What the exercise asks → Print exactly the lines from the first one down to the line that contains "const y = d3.scaleLinear().domain([-5,12]).range([B,T]);", both included, and skip the pictures.

Provided data →
"""

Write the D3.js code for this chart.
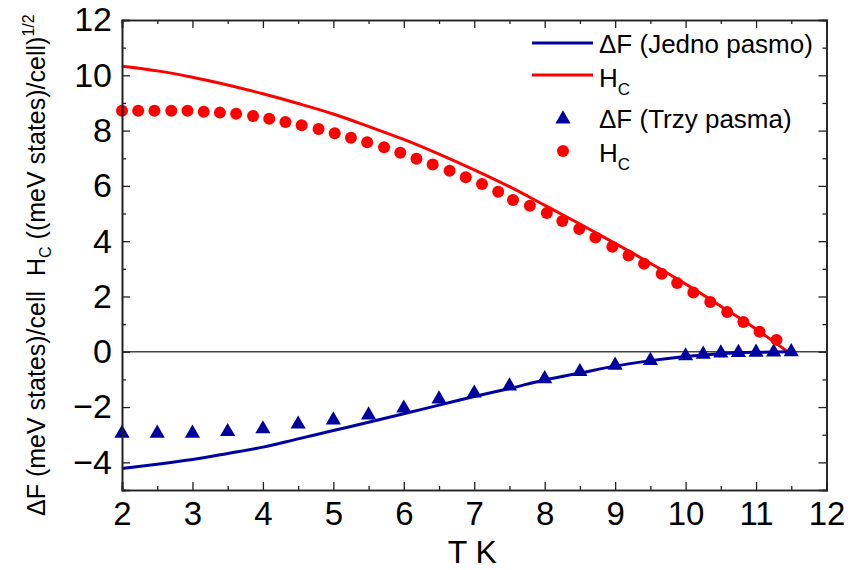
<!DOCTYPE html>
<html><head><meta charset="utf-8">
<script src="https://cdn.jsdelivr.net/npm/d3@7/dist/d3.min.js"></script>
<style>body{margin:0;background:#fff}svg{display:block}text{font-family:"Liberation Sans",Arial,sans-serif}</style>
</head><body><svg id="c" width="848" height="570"></svg>
<script>
// One-band (Jedno pasmo) model curves
const lineT = [2,2.5,3,3.5,4,4.5,5,5.5,6,6.5,7,7.5,8,8.5,9,9.5,10,10.5,11,11.45];
const hcLine = [10.33,10.16,9.93,9.65,9.33,8.98,8.6,8.15,7.68,7.15,6.58,5.97,5.3,4.62,3.92,3.2,2.45,1.65,0.82,0];
const dfLineT = [2,2.5,3,3.5,4,4.5,5,5.5,6,6.5,7,7.5,8,8.5,9,9.5,10,10.5,11,11.5];
const dfLine = [-4.22,-4.07,-3.9,-3.68,-3.45,-3.15,-2.85,-2.55,-2.24,-1.93,-1.62,-1.33,-1.02,-0.77,-0.52,-0.32,-0.17,-0.07,-0.02,0];
// Three-band (Trzy pasma) points
const dotT = [2,2.23,2.46,2.7,2.93,3.16,3.39,3.62,3.86,4.09,4.32,4.55,4.79,5.02,5.25,5.48,5.72,5.95,6.18,6.41,6.65,6.88,7.11,7.34,7.55,7.79,8.03,8.25,8.49,8.72,8.96,9.19,9.41,9.66,9.88,10.11,10.35,10.59,10.82,11.05,11.29];
const hcDots = [8.72,8.72,8.72,8.72,8.72,8.68,8.65,8.61,8.53,8.43,8.31,8.19,8.06,7.9,7.74,7.58,7.4,7.2,6.98,6.77,6.55,6.31,6.07,5.79,5.49,5.28,5.02,4.73,4.44,4.13,3.8,3.48,3.18,2.82,2.49,2.14,1.8,1.44,1.08,0.72,0.43];
const triT = [2,2.5,3,3.5,4,4.5,5,5.5,6,6.5,7,7.5,8,8.5,9,9.5,10,10.25,10.5,10.75,11,11.25,11.5];
const dfTri = [-2.95,-2.95,-2.95,-2.89,-2.79,-2.62,-2.47,-2.29,-2.04,-1.71,-1.5,-1.24,-0.98,-0.72,-0.49,-0.32,-0.15,-0.09,-0.05,-0.03,-0.02,-0.01,0];
const xTicks = [2,3,4,5,6,7,8,9,10,11,12];
const yTicks = [-4,-2,0,2,4,6,8,10,12];

const BLUE = "#0000a0", RED = "#ff0000", AX = "#222";
const svg = d3.select("#c");
const L = 122, R = 826.5, T = 20, B = 490;
const x = d3.scaleLinear().domain([2,12]).range([L,R]);
const y = d3.scaleLinear().domain([-5,12]).range([B,T]);

// zero line
svg.append("line").attr("x1",L).attr("x2",R).attr("y1",y(0)).attr("y2",y(0))
  .attr("stroke","#444").attr("stroke-width",1.3);

// curves
const ln = d3.line().x(d=>x(d[0])).y(d=>y(d[1]));
svg.append("path").datum(lineT.map((t,i)=>[t,hcLine[i]])).attr("d",ln.curve(d3.curveMonotoneX))
  .attr("fill","none").attr("stroke",RED).attr("stroke-width",3);
svg.append("path").datum(dfLineT.map((t,i)=>[t,dfLine[i]])).attr("d",ln.curve(d3.curveMonotoneX))
  .attr("fill","none").attr("stroke",BLUE).attr("stroke-width",3);

// markers
const tri = d3.symbol().type(d3.symbolTriangle).size(100);
svg.append("g").selectAll("path").data(triT.map((t,i)=>[t,dfTri[i]])).join("path")
  .attr("d",tri).attr("transform",d=>`translate(${x(d[0])},${y(d[1])})`).attr("fill",BLUE);
svg.append("g").selectAll("circle").data(dotT.map((t,i)=>[t,hcDots[i]])).join("circle")
  .attr("cx",d=>x(d[0])).attr("cy",d=>y(d[1])).attr("r",6).attr("fill",RED);

// axes
function style(g){g.select(".domain").attr("stroke",AX).attr("stroke-width",1.6);
  g.selectAll(".tick line").attr("stroke",AX).attr("stroke-width",1.3);}
const xMinor = d3.range(2.5,12,1), yMinor = d3.range(-5,12,2);
svg.append("g").attr("transform",`translate(0,${B})`)
  .call(d3.axisBottom(x).tickValues(xTicks).tickSize(-8).tickPadding(12).tickFormat(d3.format("d")))
  .call(style).call(g=>g.selectAll("text").attr("font-size",33).attr("fill","#000"));
svg.append("g").attr("transform",`translate(0,${B})`)
  .call(d3.axisBottom(x).tickValues(xMinor).tickSize(-4).tickFormat("")).call(style);
svg.append("g").attr("transform",`translate(0,${T})`)
  .call(d3.axisTop(x).tickValues(xTicks).tickSize(-8).tickFormat("")).call(style);
svg.append("g").attr("transform",`translate(0,${T})`)
  .call(d3.axisTop(x).tickValues(xMinor).tickSize(-4).tickFormat("")).call(style);
svg.append("g").attr("transform",`translate(${L},0)`)
  .call(d3.axisLeft(y).tickValues(yTicks).tickSize(-8).tickPadding(10).tickFormat(d3.format("d")))
  .call(style).call(g=>g.selectAll("text").attr("font-size",34).attr("fill","#000"));
svg.append("g").attr("transform",`translate(${L},0)`)
  .call(d3.axisLeft(y).tickValues(yMinor).tickSize(-4).tickFormat("")).call(style);
svg.append("g").attr("transform",`translate(${R},0)`)
  .call(d3.axisRight(y).tickValues(yTicks).tickSize(-8).tickFormat("")).call(style);
svg.append("g").attr("transform",`translate(${R},0)`)
  .call(d3.axisRight(y).tickValues(yMinor).tickSize(-4).tickFormat("")).call(style);

// axis titles
svg.append("text").attr("x",(L+R)/2-2).attr("y",563).attr("text-anchor","middle")
  .attr("font-size",32).text("T K");
const yt = svg.append("g").attr("transform","translate(45,0) rotate(-90)");
yt.append("text").attr("x",-516).attr("y",0).attr("font-size",25).text("ΔF (meV states)/cell");
const t2 = yt.append("text").attr("x",-276).attr("y",0).attr("font-size",25);
t2.append("tspan").text("H");
t2.append("tspan").attr("font-size",16).attr("dy",6).text("C");
t2.append("tspan").attr("dy",-6).text(" ((meV states)/cell)");
t2.append("tspan").attr("font-size",16).attr("dy",-11).text("1/2");

// legend
const lg = svg.append("g");
const LX = 599;
lg.append("line").attr("x1",532).attr("x2",593).attr("y1",43).attr("y2",43).attr("stroke",BLUE).attr("stroke-width",3);
lg.append("text").attr("x",LX).attr("y",53).attr("font-size",26).text("ΔF (Jedno pasmo)");
lg.append("line").attr("x1",532).attr("x2",593).attr("y1",75).attr("y2",75).attr("stroke",RED).attr("stroke-width",3);
const h1 = lg.append("text").attr("x",LX).attr("y",87).attr("font-size",26);
h1.append("tspan").text("H"); h1.append("tspan").attr("font-size",17).attr("dy",8).text("C");
lg.append("path").attr("d",tri).attr("transform","translate(563,119)").attr("fill",BLUE);
lg.append("text").attr("x",LX).attr("y",128).attr("font-size",26).text("ΔF (Trzy pasma)");
lg.append("circle").attr("cx",563).attr("cy",151).attr("r",6).attr("fill",RED);
const h2 = lg.append("text").attr("x",LX).attr("y",162).attr("font-size",26);
h2.append("tspan").text("H"); h2.append("tspan").attr("font-size",17).attr("dy",8).text("C");
</script></body></html>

"""

Exercise answer →
Write the D3.js code for this chart.
<!DOCTYPE html>
<html><head><meta charset="utf-8">
<script src="https://cdn.jsdelivr.net/npm/d3@7/dist/d3.min.js"></script>
<style>body{margin:0;background:#fff}svg{display:block}text{font-family:"Liberation Sans",Arial,sans-serif}</style>
</head><body><svg id="c" width="848" height="570"></svg>
<script>
// One-band (Jedno pasmo) model curves
const lineT = [2,2.5,3,3.5,4,4.5,5,5.5,6,6.5,7,7.5,8,8.5,9,9.5,10,10.5,11,11.45];
const hcLine = [10.33,10.16,9.93,9.65,9.33,8.98,8.6,8.15,7.68,7.15,6.58,5.97,5.3,4.62,3.92,3.2,2.45,1.65,0.82,0];
const dfLineT = [2,2.5,3,3.5,4,4.5,5,5.5,6,6.5,7,7.5,8,8.5,9,9.5,10,10.5,11,11.5];
const dfLine = [-4.22,-4.07,-3.9,-3.68,-3.45,-3.15,-2.85,-2.55,-2.24,-1.93,-1.62,-1.33,-1.02,-0.77,-0.52,-0.32,-0.17,-0.07,-0.02,0];
// Three-band (Trzy pasma) points
const dotT = [2,2.23,2.46,2.7,2.93,3.16,3.39,3.62,3.86,4.09,4.32,4.55,4.79,5.02,5.25,5.48,5.72,5.95,6.18,6.41,6.65,6.88,7.11,7.34,7.55,7.79,8.03,8.25,8.49,8.72,8.96,9.19,9.41,9.66,9.88,10.11,10.35,10.59,10.82,11.05,11.29];
const hcDots = [8.72,8.72,8.72,8.72,8.72,8.68,8.65,8.61,8.53,8.43,8.31,8.19,8.06,7.9,7.74,7.58,7.4,7.2,6.98,6.77,6.55,6.31,6.07,5.79,5.49,5.28,5.02,4.73,4.44,4.13,3.8,3.48,3.18,2.82,2.49,2.14,1.8,1.44,1.08,0.72,0.43];
const triT = [2,2.5,3,3.5,4,4.5,5,5.5,6,6.5,7,7.5,8,8.5,9,9.5,10,10.25,10.5,10.75,11,11.25,11.5];
const dfTri = [-2.95,-2.95,-2.95,-2.89,-2.79,-2.62,-2.47,-2.29,-2.04,-1.71,-1.5,-1.24,-0.98,-0.72,-0.49,-0.32,-0.15,-0.09,-0.05,-0.03,-0.02,-0.01,0];
const xTicks = [2,3,4,5,6,7,8,9,10,11,12];
const yTicks = [-4,-2,0,2,4,6,8,10,12];

const BLUE = "#0000a0", RED = "#ff0000", AX = "#222";
const svg = d3.select("#c");
const L = 122, R = 826.5, T = 20, B = 490;
const x = d3.scaleLinear().domain([2,12]).range([L,R]);
const y = d3.scaleLinear().domain([-5,12]).range([B,T]);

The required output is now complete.